**Recorded information**:
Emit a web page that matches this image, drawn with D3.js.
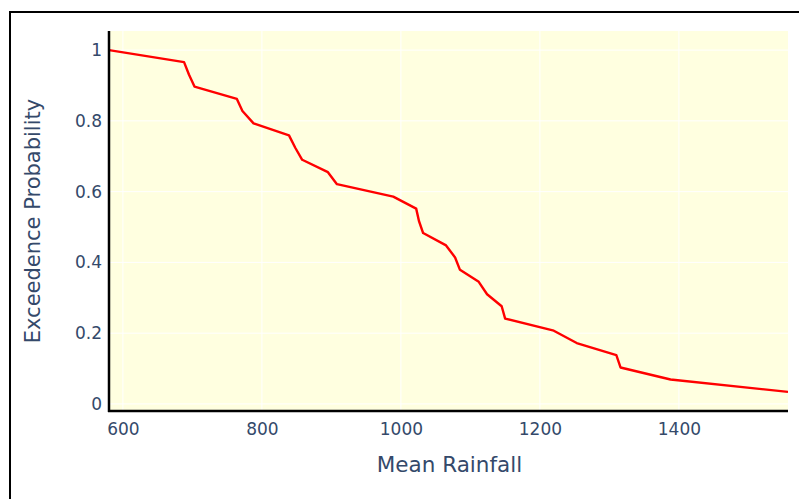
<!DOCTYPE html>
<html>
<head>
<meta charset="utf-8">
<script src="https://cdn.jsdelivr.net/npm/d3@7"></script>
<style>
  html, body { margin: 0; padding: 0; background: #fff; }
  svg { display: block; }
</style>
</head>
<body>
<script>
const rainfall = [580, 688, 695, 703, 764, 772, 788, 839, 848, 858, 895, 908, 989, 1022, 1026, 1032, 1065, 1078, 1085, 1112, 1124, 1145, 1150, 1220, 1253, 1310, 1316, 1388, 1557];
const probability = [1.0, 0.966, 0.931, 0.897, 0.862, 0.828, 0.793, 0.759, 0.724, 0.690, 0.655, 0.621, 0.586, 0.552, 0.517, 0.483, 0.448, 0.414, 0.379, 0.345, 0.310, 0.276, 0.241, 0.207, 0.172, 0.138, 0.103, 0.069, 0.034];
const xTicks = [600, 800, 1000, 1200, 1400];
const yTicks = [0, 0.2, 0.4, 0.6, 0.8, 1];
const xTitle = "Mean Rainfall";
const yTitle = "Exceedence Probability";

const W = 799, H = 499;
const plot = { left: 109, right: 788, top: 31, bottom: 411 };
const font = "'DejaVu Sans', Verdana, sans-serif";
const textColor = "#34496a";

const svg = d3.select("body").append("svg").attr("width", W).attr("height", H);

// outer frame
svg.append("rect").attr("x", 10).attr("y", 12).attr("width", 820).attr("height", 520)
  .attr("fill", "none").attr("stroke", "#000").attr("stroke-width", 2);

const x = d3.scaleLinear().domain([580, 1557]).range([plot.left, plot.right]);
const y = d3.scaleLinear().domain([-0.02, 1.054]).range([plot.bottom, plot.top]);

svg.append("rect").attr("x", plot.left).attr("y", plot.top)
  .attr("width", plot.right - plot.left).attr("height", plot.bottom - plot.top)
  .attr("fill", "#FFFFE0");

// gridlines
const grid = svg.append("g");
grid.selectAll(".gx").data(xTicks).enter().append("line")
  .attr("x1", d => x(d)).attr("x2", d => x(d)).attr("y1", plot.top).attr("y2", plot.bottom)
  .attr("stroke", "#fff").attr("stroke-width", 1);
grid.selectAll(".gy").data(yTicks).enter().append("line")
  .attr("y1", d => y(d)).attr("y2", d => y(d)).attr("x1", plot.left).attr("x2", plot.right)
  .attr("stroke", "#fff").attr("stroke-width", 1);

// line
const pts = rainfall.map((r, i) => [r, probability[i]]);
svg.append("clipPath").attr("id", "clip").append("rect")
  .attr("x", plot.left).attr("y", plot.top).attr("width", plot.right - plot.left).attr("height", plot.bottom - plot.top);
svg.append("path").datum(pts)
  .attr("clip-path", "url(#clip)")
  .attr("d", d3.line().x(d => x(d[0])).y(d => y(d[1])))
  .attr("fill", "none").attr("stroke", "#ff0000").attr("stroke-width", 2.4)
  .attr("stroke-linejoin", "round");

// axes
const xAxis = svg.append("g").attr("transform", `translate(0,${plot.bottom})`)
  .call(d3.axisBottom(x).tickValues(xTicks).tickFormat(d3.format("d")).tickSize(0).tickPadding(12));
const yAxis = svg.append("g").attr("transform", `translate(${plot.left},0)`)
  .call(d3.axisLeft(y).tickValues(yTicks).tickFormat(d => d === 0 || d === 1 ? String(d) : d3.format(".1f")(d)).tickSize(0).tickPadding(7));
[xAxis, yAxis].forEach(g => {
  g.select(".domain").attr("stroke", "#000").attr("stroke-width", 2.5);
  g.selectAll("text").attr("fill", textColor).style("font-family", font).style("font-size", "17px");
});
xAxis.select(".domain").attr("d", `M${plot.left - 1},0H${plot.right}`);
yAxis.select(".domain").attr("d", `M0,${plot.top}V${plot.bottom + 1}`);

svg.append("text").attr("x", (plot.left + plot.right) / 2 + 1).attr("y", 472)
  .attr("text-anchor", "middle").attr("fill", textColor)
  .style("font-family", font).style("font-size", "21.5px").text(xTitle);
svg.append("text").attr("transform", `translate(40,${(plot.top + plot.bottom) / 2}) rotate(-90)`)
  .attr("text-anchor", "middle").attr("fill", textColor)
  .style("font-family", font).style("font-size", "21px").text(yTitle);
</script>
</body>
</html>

**What needs to be done**: Reproduce the data word for word, excluding its pictures.

**Solution**:
Emit a web page that matches this image, drawn with D3.js.
<!DOCTYPE html>
<html>
<head>
<meta charset="utf-8">
<script src="https://cdn.jsdelivr.net/npm/d3@7"></script>
<style>
  html, body { margin: 0; padding: 0; background: #fff; }
  svg { display: block; }
</style>
</head>
<body>
<script>
const rainfall = [580, 688, 695, 703, 764, 772, 788, 839, 848, 858, 895, 908, 989, 1022, 1026, 1032, 1065, 1078, 1085, 1112, 1124, 1145, 1150, 1220, 1253, 1310, 1316, 1388, 1557];
const probability = [1.0, 0.966, 0.931, 0.897, 0.862, 0.828, 0.793, 0.759, 0.724, 0.690, 0.655, 0.621, 0.586, 0.552, 0.517, 0.483, 0.448, 0.414, 0.379, 0.345, 0.310, 0.276, 0.241, 0.207, 0.172, 0.138, 0.103, 0.069, 0.034];
const xTicks = [600, 800, 1000, 1200, 1400];
const yTicks = [0, 0.2, 0.4, 0.6, 0.8, 1];
const xTitle = "Mean Rainfall";
const yTitle = "Exceedence Probability";

const W = 799, H = 499;
const plot = { left: 109, right: 788, top: 31, bottom: 411 };
const font = "'DejaVu Sans', Verdana, sans-serif";
const textColor = "#34496a";

const svg = d3.select("body").append("svg").attr("width", W).attr("height", H);

// outer frame
svg.append("rect").attr("x", 10).attr("y", 12).attr("width", 820).attr("height", 520)
  .attr("fill", "none").attr("stroke", "#000").attr("stroke-width", 2);

const x = d3.scaleLinear().domain([580, 1557]).range([plot.left, plot.right]);
const y = d3.scaleLinear().domain([-0.02, 1.054]).range([plot.bottom, plot.top]);

svg.append("rect").attr("x", plot.left).attr("y", plot.top)
  .attr("width", plot.right - plot.left).attr("height", plot.bottom - plot.top)
  .attr("fill", "#FFFFE0");

// gridlines
const grid = svg.append("g");
grid.selectAll(".gx").data(xTicks).enter().append("line")
  .attr("x1", d => x(d)).attr("x2", d => x(d)).attr("y1", plot.top).attr("y2", plot.bottom)
  .attr("stroke", "#fff").attr("stroke-width", 1);
grid.selectAll(".gy").data(yTicks).enter().append("line")
  .attr("y1", d => y(d)).attr("y2", d => y(d)).attr("x1", plot.left).attr("x2", plot.right)
  .attr("stroke", "#fff").attr("stroke-width", 1);

// line
const pts = rainfall.map((r, i) => [r, probability[i]]);
svg.append("clipPath").attr("id", "clip").append("rect")
  .attr("x", plot.left).attr("y", plot.top).attr("width", plot.right - plot.left).attr("height", plot.bottom - plot.top);
svg.append("path").datum(pts)
  .attr("clip-path", "url(#clip)")
  .attr("d", d3.line().x(d => x(d[0])).y(d => y(d[1])))
  .attr("fill", "none").attr("stroke", "#ff0000").attr("stroke-width", 2.4)
  .attr("stroke-linejoin", "round");

// axes
const xAxis = svg.append("g").attr("transform", `translate(0,${plot.bottom})`)
  .call(d3.axisBottom(x).tickValues(xTicks).tickFormat(d3.format("d")).tickSize(0).tickPadding(12));
const yAxis = svg.append("g").attr("transform", `translate(${plot.left},0)`)
  .call(d3.axisLeft(y).tickValues(yTicks).tickFormat(d => d === 0 || d === 1 ? String(d) : d3.format(".1f")(d)).tickSize(0).tickPadding(7));
[xAxis, yAxis].forEach(g => {
  g.select(".domain").attr("stroke", "#000").attr("stroke-width", 2.5);
  g.selectAll("text").attr("fill", textColor).style("font-family", font).style("font-size", "17px");
});
xAxis.select(".domain").attr("d", `M${plot.left - 1},0H${plot.right}`);
yAxis.select(".domain").attr("d", `M0,${plot.top}V${plot.bottom + 1}`);

svg.append("text").attr("x", (plot.left + plot.right) / 2 + 1).attr("y", 472)
  .attr("text-anchor", "middle").attr("fill", textColor)
  .style("font-family", font).style("font-size", "21.5px").text(xTitle);
svg.append("text").attr("transform", `translate(40,${(plot.top + plot.bottom) / 2}) rotate(-90)`)
  .attr("text-anchor", "middle").attr("fill", textColor)
  .style("font-family", font).style("font-size", "21px").text(yTitle);
</script>
</body>
</html>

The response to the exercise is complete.